Comprehensive economic isolation
In mid-February, the Financial Action Task Force (FATF) blacklisted Iran for its lack of progress in passing anti-money laundering and counter-terrorist financing (AML/CFT) legislation.
"Iran claimed it was finally ready to implement basic controls to counter illicit finance, but the regime has failed to live up to its commitments," US Treasury Secretary Steven Mnuchin said February 21st.
In a February 19th Radio Farda editorial, United Against Nuclear Iran policy director Jason M. Brodsky said Iran's Guardian Council and Expediency Council had stymied the government's attempts to avoid the global financial blacklist.
The Expediency Council "must accept responsibility for their own decisions and explain for what reason they opposed [joining FATF] although the government and parliament had approved it", Iranian economist Mahdi Pazouki told Al-Mashareq.
"Such issues will undoubtedly lead Iran to international isolation."
Economic analyst Hossein Rajabi said Iran has become the world's most isolated country after North Korea.
"Unfortunately, Iran's foreign policy has been established on the basis of creating regional instability and tensions," he told Al-Mashareq.
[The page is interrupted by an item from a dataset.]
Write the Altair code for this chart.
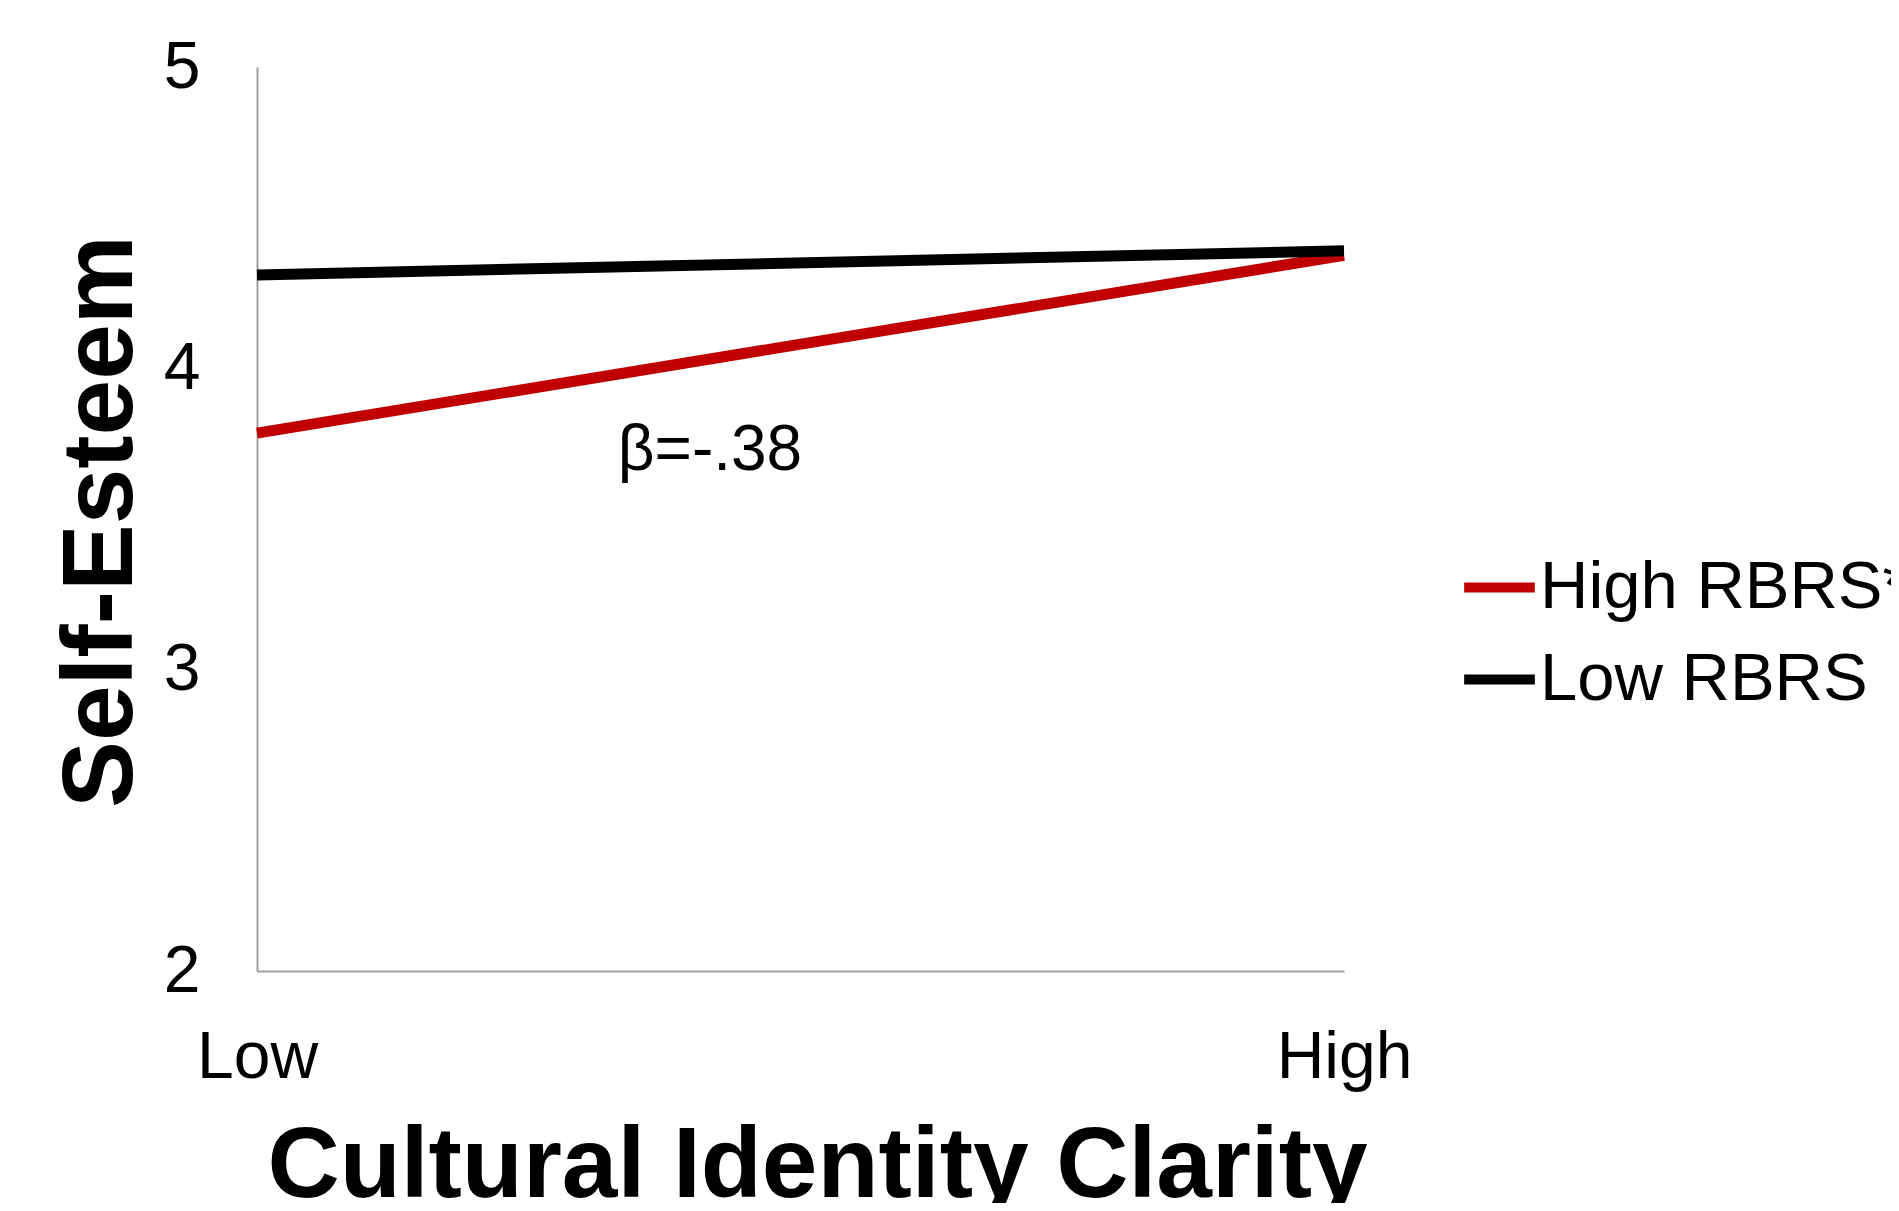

"For this reason, individuals such as Qassem Soleimani and others like him both had and have the most influence on Iran's foreign policy," he said. "It is the same policy that has caused Iran's unprecedented isolation in the world."
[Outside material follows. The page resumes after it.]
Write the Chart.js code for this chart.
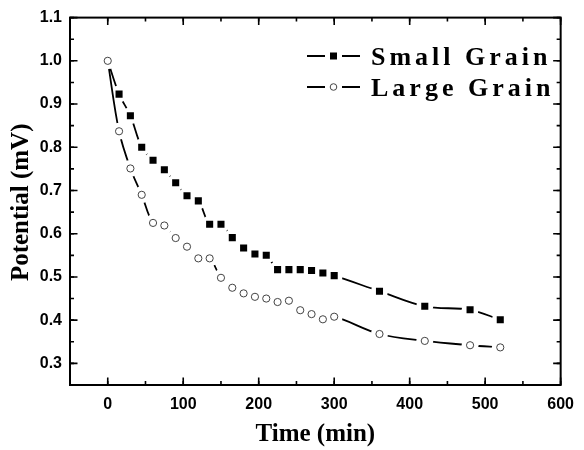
<!DOCTYPE html>
<html>
<head>
<meta charset="utf-8">
<script src="https://cdn.jsdelivr.net/npm/chart.js@4.4.1/dist/chart.umd.min.js"></script>
<style>
  html, body { margin: 0; padding: 0; background: #fff; }
  #wrap { width: 584px; height: 450px; position: relative; }
</style>
</head>
<body>
<div id="wrap"><canvas id="grafico"></canvas></div>
<script>
// === Dados ===
const tempos = [0, 15, 30, 45, 60, 75, 90, 105, 120, 135, 150, 165, 180, 195, 210, 225, 240, 255, 270, 285, 300, 360, 420, 480, 520];
const graoPequeno = [1.0, 0.923, 0.873, 0.800, 0.770, 0.748, 0.718, 0.688, 0.676, 0.622, 0.622, 0.591, 0.567, 0.553, 0.550, 0.517, 0.517, 0.517, 0.515, 0.509, 0.503, 0.467, 0.432, 0.424, 0.401];
const graoGrande = [1.0, 0.837, 0.751, 0.690, 0.625, 0.619, 0.590, 0.570, 0.543, 0.543, 0.498, 0.475, 0.462, 0.454, 0.450, 0.442, 0.445, 0.423, 0.414, 0.402, 0.408, 0.368, 0.352, 0.342, 0.337];
const nomesSeries = ["Small Grain", "Large Grain"];
const tituloX = "Time (min)";
const tituloY = "Potential (mV)";
const ticksX = [-50, 600, 100, 50];   // min, max, passo maior, passo menor
const ticksY = [0.25, 1.1, 0.1, 0.05];

function pontos(valores) {
  return tempos.map((t, i) => ({ x: t, y: valores[i] }));
}

// === Linha + halo branco + marcadores (estilo Origin) ===
function serie(valores, nome, estilo, base) {
  const dados = pontos(valores);
  return [
    { label: nome, data: dados, order: base + 2, showLine: true, tension: 0.35,
      borderColor: "#000", borderWidth: 1.8, pointRadius: 0, fill: false },
    { label: nome + "_halo", data: dados, order: base + 1, showLine: false,
      pointStyle: "circle", pointRadius: 8.5, pointBackgroundColor: "#fff",
      pointBorderWidth: 0, pointBorderColor: "#fff" },
    { label: nome + "_marca", data: dados, order: base, showLine: false,
      pointStyle: estilo.tipo,
      pointRadius: estilo.raio,
      pointBackgroundColor: estilo.fundo,
      pointBorderColor: estilo.borda,
      pointBorderWidth: estilo.espessura }
  ];
}

const estiloQuadrado = { tipo: "rect", raio: ctx => (ctx.dataIndex === 0 ? 0 : 5), fundo: "#000", borda: "#000", espessura: 0 };
const estiloCirculo = { tipo: "circle", raio: 3.6, fundo: "#fff", borda: "#444", espessura: 1 };

// === Moldura com ticks internos nos quatro lados ===
const moldura = {
  id: "moldura",
  afterDraw(chart) {
    const { ctx, chartArea: a, scales } = chart;
    ctx.save();
    ctx.strokeStyle = "#000";
    ctx.lineWidth = 1.6;
    function marcas(escala, passo, tam) {
      const min = escala.min, max = escala.max;
      for (let v = Math.ceil(min / passo - 1e-9) * passo; v <= max + 1e-9; v += passo) {
        const p = escala.getPixelForValue(v);
        ctx.beginPath();
        if (escala.isHorizontal()) {
          ctx.moveTo(p, a.bottom); ctx.lineTo(p, a.bottom - tam);
          ctx.moveTo(p, a.top); ctx.lineTo(p, a.top + tam);
        } else {
          ctx.moveTo(a.left, p); ctx.lineTo(a.left + tam, p);
          ctx.moveTo(a.right, p); ctx.lineTo(a.right - tam, p);
        }
        ctx.stroke();
      }
    }
    marcas(scales.x, ticksX[3], 4);
    marcas(scales.x, ticksX[2], 7.5);
    marcas(scales.y, ticksY[3], 4);
    marcas(scales.y, ticksY[2], 7.5);
    ctx.lineWidth = 2;
    ctx.strokeRect(a.left, a.top, a.right - a.left, a.bottom - a.top);

    // títulos dos eixos
    ctx.fillStyle = "#000";
    ctx.font = "bold 25px 'Liberation Serif', 'Times New Roman', serif";
    ctx.textAlign = "center";
    ctx.textBaseline = "alphabetic";
    ctx.fillText(tituloX, (a.left + a.right) / 2, 441);
    ctx.save();
    ctx.translate(28, (a.top + a.bottom) / 2 + 1);
    ctx.rotate(-Math.PI / 2);
    ctx.fillText(tituloY, 0, 0);
    ctx.restore();

    // legenda
    const linhas = [
      { nome: nomesSeries[0], y: 56, tipo: "rect" },
      { nome: nomesSeries[1], y: 87, tipo: "circle" }
    ];
    ctx.font = "bold 26px 'Liberation Serif', 'Times New Roman', serif";
    ctx.textAlign = "left";
    if ("letterSpacing" in ctx) ctx.letterSpacing = "4px";
    linhas.forEach(l => {
      ctx.lineWidth = 1.8;
      ctx.beginPath();
      ctx.moveTo(307, l.y); ctx.lineTo(325, l.y);
      ctx.moveTo(342, l.y); ctx.lineTo(360, l.y);
      ctx.stroke();
      if (l.tipo === "rect") {
        ctx.fillRect(330, l.y - 3.5, 7, 7);
      } else {
        ctx.save();
        ctx.lineWidth = 1;
        ctx.strokeStyle = "#444";
        ctx.beginPath();
        ctx.arc(333.5, l.y, 3.3, 0, Math.PI * 2);
        ctx.stroke();
        ctx.restore();
      }
      ctx.fillText(l.nome, 371, l.y + 9);
    });
    ctx.restore();
  }
};

const ctx = document.getElementById("grafico").getContext("2d");
new Chart(ctx, {
  type: "scatter",
  data: {
    datasets: [
      ...serie(graoPequeno, nomesSeries[0], estiloQuadrado, 4),
      ...serie(graoGrande, nomesSeries[1], estiloCirculo, 1)
    ]
  },
  options: {
    responsive: true,
    maintainAspectRatio: false,
    animation: false,
    layout: { padding: { left: 0, top: 15, right: 18, bottom: 0 } },
    plugins: { legend: { display: false }, tooltip: { enabled: false } },
    scales: {
      x: {
        type: "linear", min: ticksX[0], max: ticksX[1],
        grid: { display: false, drawTicks: false },
        border: { display: false },
        ticks: { stepSize: ticksX[2], includeBounds: false, padding: 10, color: "#000",
          font: { family: "'Liberation Sans', Arial, sans-serif", size: 16, weight: "bold" } },
        afterFit: s => { s.height = 65; }
      },
      y: {
        type: "linear", min: ticksY[0], max: ticksY[1],
        grid: { display: false, drawTicks: false },
        border: { display: false },
        ticks: { stepSize: ticksY[2], includeBounds: false, padding: 8, color: "#000",
          callback: v => v.toFixed(1),
          font: { family: "'Liberation Sans', Arial, sans-serif", size: 16, weight: "bold" } },
        afterFit: s => { s.width = 70; }
      }
    }
  },
  plugins: [moldura]
});
</script>
</body>
</html>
Iran finds fickle allies in China, Russia
"Although the creation of tensions is to Iran's detriment, the use of the 'Iran Card' has turned into a long-term plan by America's global rivals, and they are even calling for increased tensions between Iran and the US," Rajabi said.
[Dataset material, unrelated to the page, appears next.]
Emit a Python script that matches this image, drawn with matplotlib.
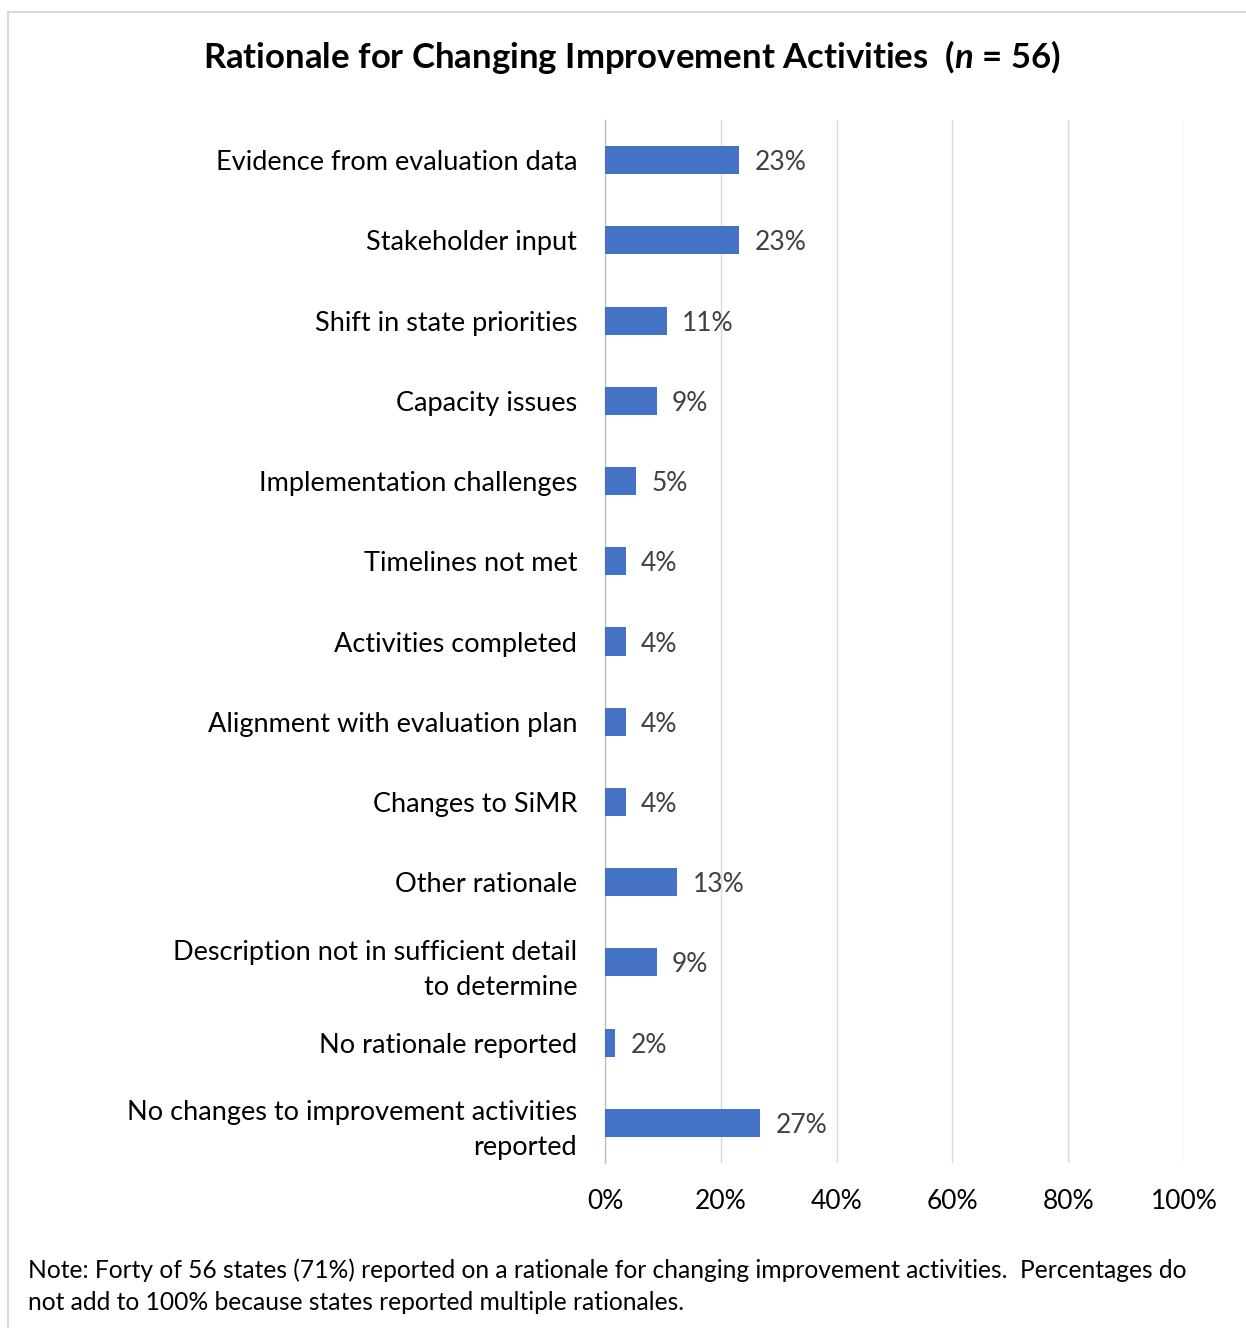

"Iran's allies, including China and Russia, use the 'Iran Card' only to increase their bargaining power with the US," he said, pointing out that China and Russia have benefitted the most from the sanctions against Iran.
A few years ago, then-chairman of the Iran-China Joint Chamber of Commerce Asadollah Asgaroladi disclosed that per an Iran-China deal, "65% of the oil money that Iran sells to China would be returned to Iran as Chinese goods", Rajabi explained.
"At the same time, billions of dollars of Chinese debt to Iran had been blocked, and even after the lifting of sanctions [under former US President Barack Obama], these funds were not returned to Iran."
"If China behaves as Iran's so-called ally in this way, one must not have any expectation that others will have better behaviour," he said.
Iran's Oil Minister Bijan Namdar Zangeneh "has admitted many times that today's oil exports are very low", Rajabi said.
"He says that many oil projects have been shut down because they have no money, and yet [the Oil Ministry] has not published the amount of oil production and exports because, in his words, 'enemies may hear'," Rajabi said.
"Zangeneh and other Islamic Republic officials, however, do not explain why they have become so ineffective," he said.
"Why have one country's unilateral sanctions united the whole world against Iran? Why have US sanctions against Iran caused complete world solidarity?" Rajabi said. "If Iran's government had the least bit of credibility, would the whole world and even Iran's so-called allies adhere to these sanctions?"
Shut out of Central Asia energy deals
Another indicator of Iran's diminished global standing is Tehran's abandonment of all important energy projects in the region, including Central Asia, Rajabi said.
"Even Iran's regional neighbours are no longer politically and economically close to it," he said.
"Late last autumn, the [Trans-Anatolian Natural Gas Pipeline] oil pipeline was opened, which goes from Azerbaijan and Turkey towards Europe," he noted.
"This project, which began a few years ago, completely left out Iran. While Iran could have been Europe's largest gas exporter, [...] it has never even been proposed as an option."
"Iran also was not able to play a role in the development of Azerbaijani oil fields," Rajabi said. "Azerbaijan's contribution to Iran's isolation was billions of dollars in gas exports and strategic proximity with Europe."
"Another example is Kazakhstan's oil and gas project, which has been designed in co-operation with Turkmenistan and Uzbekistan for exports to China," he said. "It is even said that China's ultimate objective is reduction of its dependence on Iran's oil."
"Dozens of oil projects are being pursued in the region, and Iran has a stake in none of them," he said. "It is for this reason that I believe Iran is the most isolated country in the world after North Korea."